NOW, THEREFORE, in consideration of the foregoing premises and the mutual covenants and
agreements contained herein, the parties hereby agree as follows:
Xxxxxxx Capital Investments Ltd., the Trust, the Trustee and Asscher each hereby agree, in
accordance with Rule 13d-1(k) under the Act, to file jointly this statement on Schedule 13G and any
amendments thereto (the “Statements”) which may now or hereafter be required to be filed by them
with respect to the Common Stock beneficially owned or deemed to be beneficially owned by each of
them pursuant to Sections 13(d) and 13(g) of the Act and the rules thereunder.
Xxxxxxx Capital Investments Ltd., the Trust, the Trustee and Asscher each hereby agree that
such Statements shall be filed jointly on behalf of each of them, and that a copy of this Agreement
shall be filed as an exhibit thereto in accordance with Rule 13d-1(k)(iii) under the Act.

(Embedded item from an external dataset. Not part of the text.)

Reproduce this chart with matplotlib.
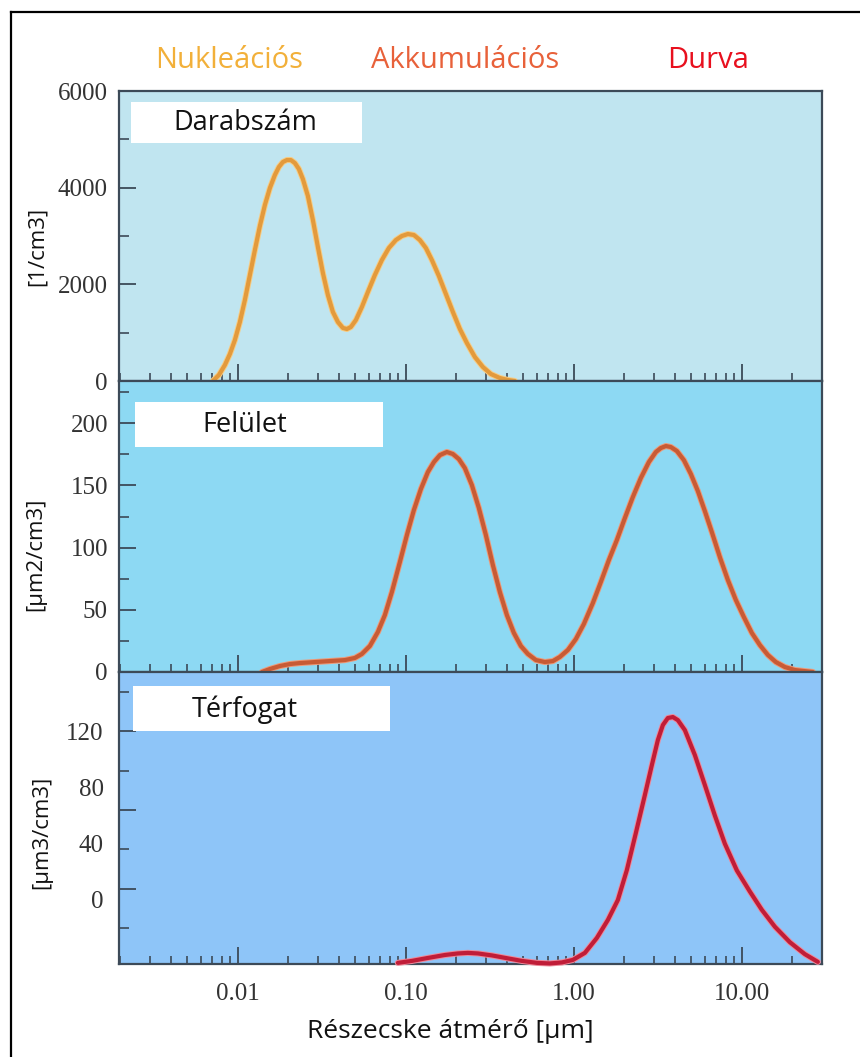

This Agreement may be executed in counterparts which together shall constitute one agreement.
CUSIP No. |
000000000 |
13G | Page | 11 |
of | 11 |
IN WITNESS WHEREOF, the parties have executed this Agreement or caused this Agreement to be
signed on their behalf by their duly authorized representatives as of the date first above written.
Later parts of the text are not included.